Problem description » Retype exactly what runs from the first line of the data to the line with "5, 3, 2, 1, 1]", keeping both of those lines and skipping pictures.

Given material »
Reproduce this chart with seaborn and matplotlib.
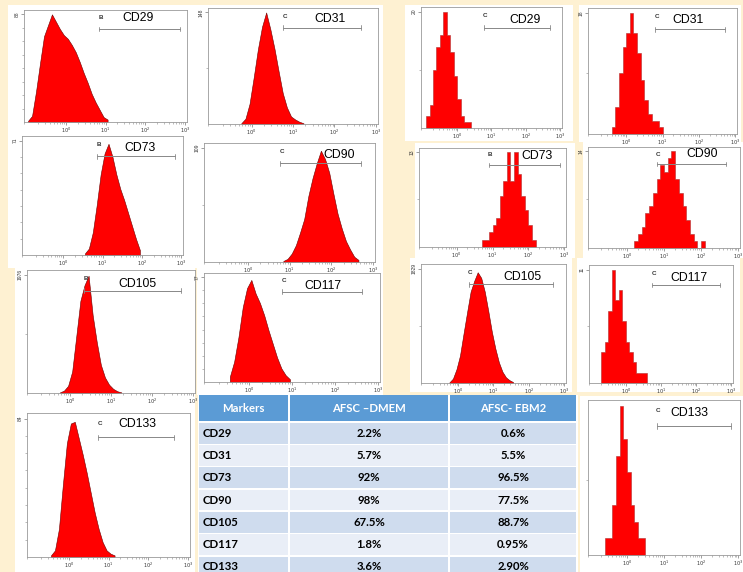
import numpy as np
import pandas as pd
import matplotlib
matplotlib.use("Agg")
import matplotlib.pyplot as plt
import seaborn as sns
from matplotlib.patches import Rectangle
from matplotlib.ticker import FixedLocator, LogLocator, NullFormatter, FixedFormatter

sns.set_theme(style="white")
plt.rcParams['font.family'] = ['Liberation Sans', 'DejaVu Sans']

# ---------------- data ----------------
markers = ["CD29", "CD31", "CD73", "CD90", "CD105", "CD117", "CD133"]
afsc_dmem = ["2.2%", "5.7%", "92%", "98%", "67.5%", "1.8%", "3.6%"]
afsc_ebm2 = ["0.6%", "5.5%", "96.5%", "77.5%", "88.7%", "0.95%", "2.90%"]
table_header = ["Markers", "AFSC \u2013DMEM", "AFSC- EBM2"]

# histogram counts in 0.1-decade bins; *_lo = log10 of first bin's left edge
dmem_cd29_lo = -1.0
dmem_cd29_counts = [1, 5, 25, 48, 70, 79, 88, 82, 76, 71, 68, 63, 57, 49, 40, 32, 23, 16, 10, 4, 2]
dmem_cd31_lo = -0.3
dmem_cd31_counts = [1, 7, 27, 62, 99, 129, 148, 126, 100, 70, 41, 22, 10, 6, 3, 1]
dmem_cd73_lo = 0.5
dmem_cd73_counts = [1, 4, 14, 31, 50, 63, 69, 61, 50, 41, 34, 26, 18, 10, 3]
dmem_cd90_lo = 0.8
dmem_cd90_counts = [1, 3, 8, 16, 28, 41, 63, 80, 94, 106, 98, 85, 65, 46, 32, 20, 12, 5, 2]
dmem_cd105_lo = -0.3
dmem_cd105_counts = [10, 40, 120, 360, 950, 1540, 1800, 1960, 1300, 850, 470, 260, 140, 70, 30, 10]
dmem_cd117_lo = -0.5
dmem_cd117_counts = [4, 15, 33, 55, 69, 75, 65, 58, 49, 38, 28, 18, 10, 5, 2]
dmem_cd133_lo = -0.5
dmem_cd133_counts = [1, 4, 17, 44, 69, 81, 82, 72, 62, 51, 39, 27, 17, 9, 4, 2, 1]

ebm2_cd29_lo = -0.9
ebm2_cd29_counts = [2, 4, 10, 14, 16, 20, 16, 13, 9, 5, 2, 1, 1]
ebm2_cd31_lo = -0.4
ebm2_cd31_counts = [1, 4, 9, 13, 15, 18, 15, 12, 8, 5, 3, 2, 2, 1]
ebm2_cd73_lo = 0.7
ebm2_cd73_counts = [1, 1, 2, 3, 4, 7, 9, 13, 9, 13, 10, 7, 5, 3, 1]
ebm2_cd90_lo = 0.2
ebm2_cd90_counts = [1, 2, 3, 5, 6, 8, 10, 12, 11, 13, 14, 10, 8, 6, 4, 2, 1, 0, 1]
ebm2_cd105_lo = -0.3
ebm2_cd105_counts = [10, 70, 220, 440, 790, 1130, 1460, 1630, 1770, 1680, 1460, 1150, 820, 550, 330, 180, 90, 45, 15]
ebm2_cd117_lo = -0.7
ebm2_cd117_counts = [3, 4, 7, 11, 8, 9, 6, 4, 3, 2, 1, 1, 1]
ebm2_cd133_lo = -0.6
ebm2_cd133_counts = [1, 1, 3, 6, 9, 7, 5, 3, 2, 1, 1]

# y-axis max labels
dmem_ymax = [88, 148, 71, 109, 1976, 77, 84]
ebm2_ymax = [20, 18, 13, 14, 1829, 11, None]

# gate letters and gate ranges (log10 units)
dmem_gate_letter = ["B", "C", "B", "C", "B", "C", "C"]
dmem_gate_lo = [0.83, 0.75, 0.85, 0.78, 0.33, 0.77, 0.73]
dmem_gate_hi = [2.88, 2.63, 2.85, 2.72, 2.70, 2.64, 2.64]
ebm2_gate_letter = ["C", "C", "B", "C", "C", "C", "C"]
ebm2_gate_lo = [0.77, 0.80, 0.89, 0.80, 0.30, 0.75, 0.80]
ebm2_gate_hi = [2.69, 2.73, 2.87, 2.68, 2.69, 2.69, 2.80]

dmem_los = [dmem_cd29_lo, dmem_cd31_lo, dmem_cd73_lo, dmem_cd90_lo, dmem_cd105_lo, dmem_cd117_lo, dmem_cd133_lo]
dmem_counts = [dmem_cd29_counts, dmem_cd31_counts, dmem_cd73_counts, dmem_cd90_counts,
               dmem_cd105_counts, dmem_cd117_counts, dmem_cd133_counts]
ebm2_los = [ebm2_cd29_lo, ebm2_cd31_lo, ebm2_cd73_lo, ebm2_cd90_lo, ebm2_cd105_lo, ebm2_cd117_lo, ebm2_cd133_lo]
ebm2_counts = [ebm2_cd29_counts, ebm2_cd31_counts, ebm2_cd73_counts, ebm2_cd90_counts,
               ebm2_cd105_counts, ebm2_cd117_counts, ebm2_cd133_counts]

# ---------------- layout (pixels: left, top, right, bottom) ----------------
W, H = 743, 572
BG = '#FEF1D2'

frames = {
    ('DMEM', 0): (24, 10, 187, 122), ('DMEM', 1): (208, 8, 378, 124),
    ('EBM2', 0): (421, 7, 562, 128), ('EBM2', 1): (588, 8, 737, 134),
    ('DMEM', 2): (22, 136, 183, 255), ('DMEM', 3): (204, 143, 375, 262),
    ('EBM2', 2): (419, 148, 566, 247), ('EBM2', 3): (588, 147, 740, 248),
    ('DMEM', 4): (27, 270, 195, 393), ('DMEM', 5): (204, 273, 380, 382),
    ('EBM2', 4): (421, 264, 566, 383), ('EBM2', 5): (589, 265, 733, 383),
    ('DMEM', 6): (27, 413, 190, 557), ('EBM2', 6): (588, 400, 740, 555),
}
label_pos = {
    ('DMEM', 0): (0.70, 0.925), ('DMEM', 1): (0.715, 0.905),
    ('EBM2', 0): (0.736, 0.895), ('EBM2', 1): (0.673, 0.907),
    ('DMEM', 2): (0.736, 0.90), ('DMEM', 3): (0.79, 0.896),
    ('EBM2', 2): (0.805, 0.92), ('EBM2', 3): (0.754, 0.927),
    ('DMEM', 4): (0.656, 0.886), ('DMEM', 5): (0.678, 0.884),
    ('EBM2', 4): (0.702, 0.888), ('EBM2', 5): (0.693, 0.887),
    ('DMEM', 6): (0.678, 0.926), ('EBM2', 6): (0.67, 0.916),
}
ydiv = {('DMEM', 0): 8, ('DMEM', 2): 7, ('DMEM', 5): 8, ('DMEM', 6): 8}
white_boxes = [
    (8, 5, 383, 133), (405, 5, 573, 141), (579, 5, 741, 142),
    (8, 133, 195, 268), (195, 133, 383, 268), (415, 143, 575, 258), (583, 142, 743, 258),
    (15, 266, 195, 405), (197, 268, 383, 395), (410, 258, 572, 392), (577, 258, 740, 392),
    (15, 403, 195, 572), (580, 396, 743, 572),
]


def fig_rect(box):
    l, t, r, b = box
    return [l / W, 1 - b / H, (r - l) / W, (b - t) / H]


fig = plt.figure(figsize=(W / 100, H / 100), dpi=100)
fig.patch.set_facecolor(BG)
for wb in white_boxes:
    x, y, w, h = fig_rect(wb)
    fig.add_artist(Rectangle((x, y), w, h, transform=fig.transFigure,
                             facecolor='white', edgecolor='none', zorder=0))

groups = {
    'DMEM': (dmem_los, dmem_counts, dmem_ymax, dmem_gate_letter, dmem_gate_lo, dmem_gate_hi),
    'EBM2': (ebm2_los, ebm2_counts, ebm2_ymax, ebm2_gate_letter, ebm2_gate_lo, ebm2_gate_hi),
}

for medium, (los, counts_list, ymaxs, letters, glo, ghi) in groups.items():
    for i, marker in enumerate(markers):
        ax = fig.add_axes(fig_rect(frames[(medium, i)]))
        ax.set_facecolor('white')
        counts = np.asarray(counts_list[i], dtype=float)
        lo = los[i]
        edges = lo + 0.1 * np.arange(len(counts) + 1)
        centers = 10 ** (edges[:-1] + 0.05)
        df = pd.DataFrame({'value': centers, 'count': counts})
        smooth = (medium == 'DMEM') or (medium == 'EBM2' and marker == 'CD105')
        sns.histplot(data=df, x='value', weights='count', bins=[float(e) for e in edges], log_scale=True,
                     element='poly' if smooth else 'step', fill=True,
                     color='#FF0000', alpha=1.0,
                     edgecolor='#6a0000' if smooth else '#b03030',
                     linewidth=0.4, ax=ax)
        ax.set_xlabel('')
        ax.set_ylabel('')
        ymax = ymaxs[i]
        top = max(counts.max(), ymax if ymax else 0) * 1.04
        ax.set_xlim(10 ** -1.05, 10 ** 3.05)
        ax.set_ylim(0, top)
        # x ticks
        ax.xaxis.set_major_locator(FixedLocator([1, 10, 100, 1000]))
        ax.xaxis.set_major_formatter(FixedFormatter([r'$10^0$', r'$10^1$', r'$10^2$', r'$10^3$']))
        ax.xaxis.set_minor_locator(LogLocator(base=10, subs=np.arange(2, 10)))
        ax.xaxis.set_minor_formatter(NullFormatter())
        # y ticks
        if ymax:
            ax.set_yticks([ymax])
            ax.set_yticklabels([str(ymax)], rotation=90, va='center')
        else:
            ax.set_yticks([])
        nd = ydiv.get((medium, i), 2)
        ref = ymax if ymax else counts.max()
        ax.yaxis.set_minor_locator(FixedLocator([ref * k / nd for k in range(1, nd)]))
        ax.tick_params(axis='both', which='major', direction='out', length=2, width=0.5,
                       color='#777777', labelsize=3.6, labelcolor='#333333', pad=1,
                       bottom=True, left=True)
        ax.tick_params(axis='both', which='minor', direction='out', length=1.2, width=0.4,
                       color='#888888', bottom=True, left=True)
        for sp in ax.spines.values():
            sp.set_color('#9a9a9a')
            sp.set_linewidth(0.6)
        # gate
        gy = 0.83 * top
        g0, g1 = 10 ** glo[i], 10 ** ghi[i]
        ax.plot([g0, g1], [gy, gy], color='#888888', lw=0.7, zorder=5)
        ax.plot([g0, g0], [gy - 0.02 * top, gy + 0.02 * top], color='#888888', lw=0.6, zorder=5)
        ax.plot([g1, g1], [gy - 0.02 * top, gy + 0.02 * top], color='#888888', lw=0.6, zorder=5)
        ax.text(g0 * 1.12, 0.93 * top, letters[i], fontsize=4.5, fontweight='bold',
                color='#333333', ha='center', va='center', zorder=6)
        lx, ly = label_pos[(medium, i)]
        ax.text(lx, ly, marker, transform=ax.transAxes, fontsize=8.8, color='black',
                ha='center', va='center', zorder=6)

# ---------------- table ----------------
tab = fig.add_axes(fig_rect((198, 395, 578, 572)))
tab.set_xlim(198, 578)
tab.set_ylim(572, 395)
tab.axis('off')
tab.add_patch(Rectangle((198, 395), 380, 177, facecolor='white', edgecolor='none'))
col_edges = [198, 289, 449, 577]
header_top, header_bot = 395, 422
row_h = 22.3
gap = 0.8
hdr_color = '#5B9BD5'
dark_row, light_row = '#CFDCEE', '#E9EEF7'
tfont = ['Lato', 'DejaVu Sans']
for c in range(3):
    x0, x1 = col_edges[c], col_edges[c + 1]
    tab.add_patch(Rectangle((x0 + gap, header_top), x1 - x0 - 2 * gap, header_bot - header_top - gap,
                            facecolor=hdr_color, edgecolor='none'))
    tab.text((x0 + x1) / 2, (header_top + header_bot) / 2, table_header[c], color='white',
             fontsize=8.2, fontweight='bold', family=tfont, ha='center', va='center')
for r, m in enumerate(markers):
    y0 = header_bot + r * row_h
    colr = dark_row if r % 2 == 0 else light_row
    vals = [m, afsc_dmem[r], afsc_ebm2[r]]
    for c in range(3):
        x0, x1 = col_edges[c], col_edges[c + 1]
        tab.add_patch(Rectangle((x0 + gap, y0 + gap), x1 - x0 - 2 * gap, row_h - 2 * gap,
                                facecolor=colr, edgecolor='none'))
        if c == 0:
            tab.text(x0 + 5, y0 + row_h / 2, vals[c], color='black', fontsize=8.2,
                     fontweight='bold', family=tfont, ha='left', va='center')
        else:
            tab.text((x0 + x1) / 2, y0 + row_h / 2, vals[c], color='black', fontsize=8.2,
                     fontweight='bold', family=tfont, ha='center', va='center')

fig.savefig('out.png', dpi=100, facecolor=BG)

Task answer »
Reproduce this chart with seaborn and matplotlib.
import numpy as np
import pandas as pd
import matplotlib
matplotlib.use("Agg")
import matplotlib.pyplot as plt
import seaborn as sns
from matplotlib.patches import Rectangle
from matplotlib.ticker import FixedLocator, LogLocator, NullFormatter, FixedFormatter

sns.set_theme(style="white")
plt.rcParams['font.family'] = ['Liberation Sans', 'DejaVu Sans']

# ---------------- data ----------------
markers = ["CD29", "CD31", "CD73", "CD90", "CD105", "CD117", "CD133"]
afsc_dmem = ["2.2%", "5.7%", "92%", "98%", "67.5%", "1.8%", "3.6%"]
afsc_ebm2 = ["0.6%", "5.5%", "96.5%", "77.5%", "88.7%", "0.95%", "2.90%"]
table_header = ["Markers", "AFSC \u2013DMEM", "AFSC- EBM2"]

# histogram counts in 0.1-decade bins; *_lo = log10 of first bin's left edge
dmem_cd29_lo = -1.0
dmem_cd29_counts = [1, 5, 25, 48, 70, 79, 88, 82, 76, 71, 68, 63, 57, 49, 40, 32, 23, 16, 10, 4, 2]
dmem_cd31_lo = -0.3
dmem_cd31_counts = [1, 7, 27, 62, 99, 129, 148, 126, 100, 70, 41, 22, 10, 6, 3, 1]
dmem_cd73_lo = 0.5
dmem_cd73_counts = [1, 4, 14, 31, 50, 63, 69, 61, 50, 41, 34, 26, 18, 10, 3]
dmem_cd90_lo = 0.8
dmem_cd90_counts = [1, 3, 8, 16, 28, 41, 63, 80, 94, 106, 98, 85, 65, 46, 32, 20, 12, 5, 2]
dmem_cd105_lo = -0.3
dmem_cd105_counts = [10, 40, 120, 360, 950, 1540, 1800, 1960, 1300, 850, 470, 260, 140, 70, 30, 10]
dmem_cd117_lo = -0.5
dmem_cd117_counts = [4, 15, 33, 55, 69, 75, 65, 58, 49, 38, 28, 18, 10, 5, 2]
dmem_cd133_lo = -0.5
dmem_cd133_counts = [1, 4, 17, 44, 69, 81, 82, 72, 62, 51, 39, 27, 17, 9, 4, 2, 1]

ebm2_cd29_lo = -0.9
ebm2_cd29_counts = [2, 4, 10, 14, 16, 20, 16, 13, 9, 5, 2, 1, 1]
ebm2_cd31_lo = -0.4
ebm2_cd31_counts = [1, 4, 9, 13, 15, 18, 15, 12, 8, 5, 3, 2, 2, 1]
ebm2_cd73_lo = 0.7
ebm2_cd73_counts = [1, 1, 2, 3, 4, 7, 9, 13, 9, 13, 10, 7, 5, 3, 1]
ebm2_cd90_lo = 0.2
ebm2_cd90_counts = [1, 2, 3, 5, 6, 8, 10, 12, 11, 13, 14, 10, 8, 6, 4, 2, 1, 0, 1]
ebm2_cd105_lo = -0.3
ebm2_cd105_counts = [10, 70, 220, 440, 790, 1130, 1460, 1630, 1770, 1680, 1460, 1150, 820, 550, 330, 180, 90, 45, 15]
ebm2_cd117_lo = -0.7
ebm2_cd117_counts = [3, 4, 7, 11, 8, 9, 6, 4, 3, 2, 1, 1, 1]
ebm2_cd133_lo = -0.6
ebm2_cd133_counts = [1, 1, 3, 6, 9, 7, 5, 3, 2, 1, 1]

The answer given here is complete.